MR. SMITH GOES TO WASHINGTON FRANK CAPRA, 1939
Appointed to fill out a Senate term because the state bosses think he's naive and malleable, Jefferson Smith eventually stages a one-man filibuster to get his message out beyond the corrupt lawmakers and to the electorate. Capra-corn was never so spicy or savory as in this angry, impassioned political weepie. James Stewart, below, expertly plays every emotional key, from innocence to hysteria to exhaustion.

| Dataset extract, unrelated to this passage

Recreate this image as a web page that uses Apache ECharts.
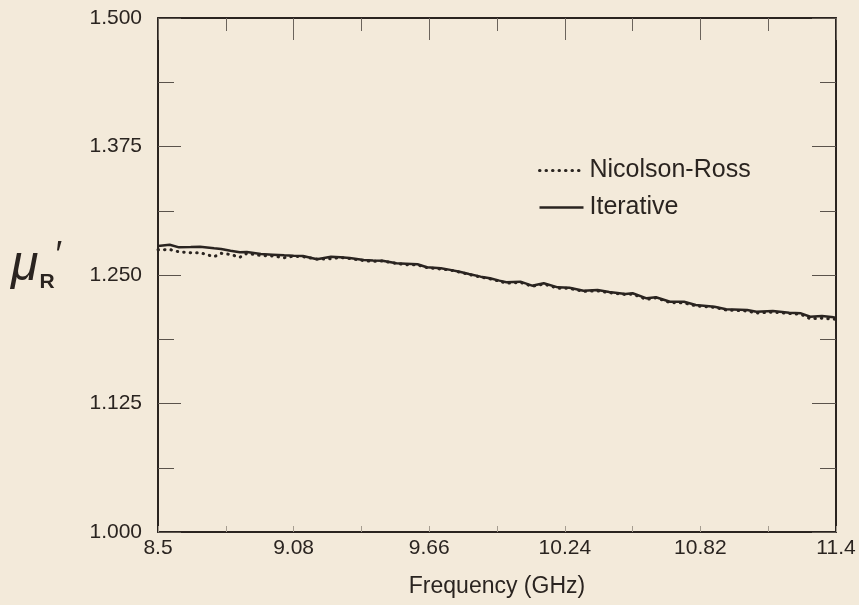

CITIZEN KANE ORSON WELLES, 1941
Best film ever? Maybe. But beyond the epiphanies of film form and camera work, Kane offers an acute view of American politics that applies today as much as it did then. Like Silvio Berlusconi and Michael Bloomberg, Kane (Welles) is a media magnate who runs for office. Like Mark Foley, he is caught in a sexual scandal just before the election. The brilliant script by Herman J. Mankiewicz and Welles is about a powerful man's need to be loved by the millions of people whose lives he dominates. And when they jilt him, he rationalizes the rejection by spinning tales of conspiracy. His newspaper runs the headline FRAUD AT POLLS.
THE LAST HURRAH JOHN FORD, 1958
This bluff and vigorous Ford film, based on the Edwin O'Connor roman à clef about four-time Boston Mayor James Curley, winks at the chicanery involved in getting into office and staying there. Spencer Tracy, right, is Frank Skeffington, on his final run for a job he believes is his by divine right. Doing favors, making deals, smiting enemiesto Frank, that's just politics. Has anything changed in 50 years? The big-city machine the film elegizes may be gone, but the malady lingers on.
ADVISE & CONSENT OTTO PREMINGER, 1962
Preminger, no less a wheeler-dealer than he was a producer-director, persuaded the powers-that-were to let him shoot in the Senate, which no Hollywood film had done before. That was generous of them, and foolish, since the film (and the Allen Drury novel on which it was based) portrays Washington as almost systemically corrupt. The scandal at the heart of the plot: the news that one Senator had a homosexual relationship. Really, now, who would believe that?
THE CANDIDATE MICHAEL RITCHIE, 1972
A handsome young lawyer (Robert Redford) uses his charm and telegenicity to challenge an aging Senate incumbent. Welcome to the new politics. Jeremy Larner, who won an Oscar for his screenplay, had been Eugene McCarthy's chief speechwriter in the 1968 campaign. His insider's take was a cautionary tale of such subtlety that it sailed over the heads of some viewers--like Dan Quayle, who said the movie inspired him to be a politician.
REDS WARREN BEATTY, 1981
Only a golden boy like Beatty would have had the clout and cojones to make a 3-hr. romance about U.S. communist John Reed and his love affair with both Bolshevism and feminist Louise Bryant (Diane Keaton). Beatty set out to make a great movie and came damn close, finding epic heft in Reed's trek from Greenwich Village to Red Square. On its 25th anniversary, the film looks even better. Jack Nicholson is a sexy standout as Louise's lover Eugene O'Neill.